The exercise:
Work through the material below line by line and say how many lines include the word "source". Only the number, please.

Collected material:

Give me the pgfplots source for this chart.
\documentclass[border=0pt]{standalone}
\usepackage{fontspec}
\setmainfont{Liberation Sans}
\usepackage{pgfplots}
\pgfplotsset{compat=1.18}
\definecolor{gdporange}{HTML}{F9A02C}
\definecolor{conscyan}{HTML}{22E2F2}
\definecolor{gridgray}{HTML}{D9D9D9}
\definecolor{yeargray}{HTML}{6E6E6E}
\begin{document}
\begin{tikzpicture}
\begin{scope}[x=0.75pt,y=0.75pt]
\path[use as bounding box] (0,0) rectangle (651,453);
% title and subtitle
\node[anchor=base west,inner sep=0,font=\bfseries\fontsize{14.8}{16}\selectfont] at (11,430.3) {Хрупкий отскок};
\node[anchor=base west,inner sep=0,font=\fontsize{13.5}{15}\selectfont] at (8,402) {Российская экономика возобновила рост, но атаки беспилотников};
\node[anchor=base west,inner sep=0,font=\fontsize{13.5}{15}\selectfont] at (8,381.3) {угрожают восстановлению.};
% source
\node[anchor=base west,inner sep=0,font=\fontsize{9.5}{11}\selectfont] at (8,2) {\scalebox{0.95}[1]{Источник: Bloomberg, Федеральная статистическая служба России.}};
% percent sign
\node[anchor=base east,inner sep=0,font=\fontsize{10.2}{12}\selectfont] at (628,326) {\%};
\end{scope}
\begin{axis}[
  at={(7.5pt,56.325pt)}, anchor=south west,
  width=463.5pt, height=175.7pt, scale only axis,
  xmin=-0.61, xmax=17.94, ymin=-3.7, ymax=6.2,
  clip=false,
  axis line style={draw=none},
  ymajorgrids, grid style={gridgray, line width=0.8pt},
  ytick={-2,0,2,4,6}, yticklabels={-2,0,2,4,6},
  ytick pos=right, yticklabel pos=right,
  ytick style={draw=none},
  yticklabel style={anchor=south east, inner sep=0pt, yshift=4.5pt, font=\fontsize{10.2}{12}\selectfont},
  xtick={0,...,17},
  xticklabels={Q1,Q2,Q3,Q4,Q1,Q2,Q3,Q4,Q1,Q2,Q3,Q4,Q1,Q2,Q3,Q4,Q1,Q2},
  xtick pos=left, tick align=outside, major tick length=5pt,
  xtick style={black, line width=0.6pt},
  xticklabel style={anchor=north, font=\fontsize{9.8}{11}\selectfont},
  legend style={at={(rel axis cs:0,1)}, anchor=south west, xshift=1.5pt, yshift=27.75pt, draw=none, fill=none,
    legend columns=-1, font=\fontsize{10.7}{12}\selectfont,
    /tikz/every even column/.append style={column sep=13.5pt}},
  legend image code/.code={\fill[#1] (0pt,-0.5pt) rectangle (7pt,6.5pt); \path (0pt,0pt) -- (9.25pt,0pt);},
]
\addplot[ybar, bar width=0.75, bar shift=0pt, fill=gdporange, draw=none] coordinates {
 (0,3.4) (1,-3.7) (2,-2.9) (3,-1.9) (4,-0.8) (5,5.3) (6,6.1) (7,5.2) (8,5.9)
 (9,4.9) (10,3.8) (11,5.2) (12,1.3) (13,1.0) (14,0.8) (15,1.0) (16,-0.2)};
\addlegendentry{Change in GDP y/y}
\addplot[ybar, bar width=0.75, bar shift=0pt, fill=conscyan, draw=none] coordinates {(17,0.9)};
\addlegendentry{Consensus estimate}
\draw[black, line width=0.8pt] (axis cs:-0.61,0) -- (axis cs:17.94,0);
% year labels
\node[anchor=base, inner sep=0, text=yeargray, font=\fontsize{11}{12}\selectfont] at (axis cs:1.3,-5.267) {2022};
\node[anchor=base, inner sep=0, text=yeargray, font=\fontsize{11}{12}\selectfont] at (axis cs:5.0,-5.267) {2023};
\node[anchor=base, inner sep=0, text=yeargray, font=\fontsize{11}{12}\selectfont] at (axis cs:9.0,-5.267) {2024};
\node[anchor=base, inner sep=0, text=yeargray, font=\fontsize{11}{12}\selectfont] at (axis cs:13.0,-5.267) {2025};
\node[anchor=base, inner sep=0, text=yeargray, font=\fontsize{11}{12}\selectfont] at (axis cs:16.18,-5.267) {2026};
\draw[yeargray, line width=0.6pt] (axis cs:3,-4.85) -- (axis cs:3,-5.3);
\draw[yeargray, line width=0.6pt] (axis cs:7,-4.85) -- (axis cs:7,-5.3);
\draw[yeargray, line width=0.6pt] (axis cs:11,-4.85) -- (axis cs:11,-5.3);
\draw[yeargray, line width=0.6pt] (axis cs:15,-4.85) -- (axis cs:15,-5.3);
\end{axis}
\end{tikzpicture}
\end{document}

Task solution:
2